O jornalista Paulo Henrique Amorim, que trabalhou nestas grandes empresas e é, portanto, conhecido da maioria dos brasileiros, ao interpretar os interesses e ações da grande mídia principalmente em períodos de eleições, cunhou um termo de conhecimento geral: demonstrando que essas corporações procuram governar nosso país impondo-nos o que ver, o que pensar e o que fazer, assumindo na prática a postura de um partido político (e dos piores), apelidou-as, em seu conjunto, de Partido da Imprensa Golpista, o PIG (não por acaso, em Inglês “pig” é porco, suíno.  Em tempo: o termo PIG é  na verdade criação de Fernando Ferro, deputado federal pelo PT em Pernambuco.  Amorim emprestou-lhe fluência geral).

O PIG, com seu ‘espírito de porco’ (segundo o Dic. Houaiss, “aquele que interfere no sentido de criar embaraços ou de agravar situações por si sós difíceis”), no que toca aos interesses da população como um todo, age como um ‘espírito das trevas’, defende-se e aos seus com ‘espírito de corpo’, busca iludir e explorar as pessoas de ‘espírito fraco ou rude’, golpeia pessoas e não lhes reconhece o direito à defesa (o direito de resposta previsto em lei), golpeia propostas e projetos, golpeia instituições.  Se há hoje um inimigo real e íntimo de nossa precária democracia, ele é o PIG; como a Máfia, nada pessoal, apenas negócios.

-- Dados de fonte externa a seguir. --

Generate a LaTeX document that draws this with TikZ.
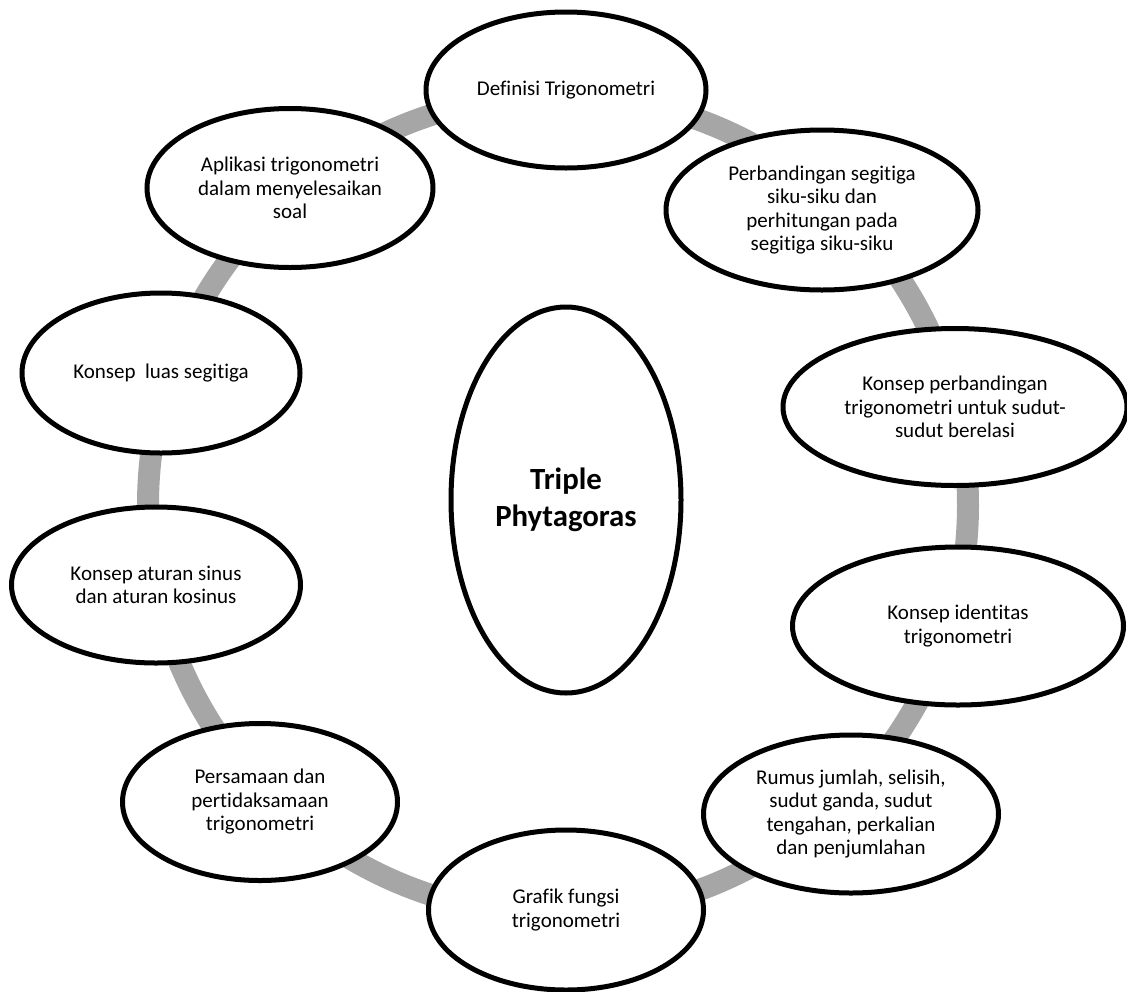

Na defesa intransigente do aprofundamento da democracia, onde quer que seja, para que superemos esta difícil etapa de nossa emancipação enquanto indivíduos, cidadãos, nação e como espécie, é preciso ‘abrir o espírito’, ter ‘espírito prático’, ‘espírito forte’ e cultivar o ‘espírito público’.

Montado como foi o circo da mistificação pela mídia de sempre, restou-nos (salvo a abençoada Internet de Tim Berners Lee, de que tratarei um dia destes) o famigerado horário eleitoral, janela para candidatos e candidatas apresentarem suas propostas e projetos, se possível.

Assim, sobre o porquê de preferir uma decisão em 2º turno, penso que sou grato à oportunidade reforçada de se apresentar, ainda que de forma precária e engessada, o que está em jogo e quais as escolhas, a chance de escancarar a todos quem é quem e o que representa.

Ela será ruim se tornar-se dicotômica (em Grego, “dikhotomía” é “divisão em duas partes iguais”) ou maniqueísta (em Latim, “manichaei” eram os “maniqueus, hereges sectários de Mani, que acreditavam na existência de dois princípios, o do bem e o do mal”).  A realidade não é dicotômica e nem maniqueísta, o mundo não é constituído como se só existissem branco e preto, como convém à turma do PIG nos fazer acreditar por meio de sua propaganda e de seus pretensos e falsos debates.  A realidade é plena de cores e cabe-nos saber distingui-las mesmo no escuro.

Nos limites da articulação, mal ajambrada, entre liberdade e responsabilidade que caracteriza nossa situação atual, Lula em campanha foi preciso e profuso como sempre: “o que está em jogo é o embate entre duas propostas, dois Brasis, o Brasil que superamos e o Brasil que todos precisamos que seja”.

Dilma, como bem sabem todos que a conhecem de perto, foi concisa e incisiva, direta ao ponto cobiçado: “esta eleição é a eleição do Pré-sal”.

Eleita e empossada, nossa primeira presidenta em nossa história foi clara: "Não quero a virtude dos homens, mas a das instituições".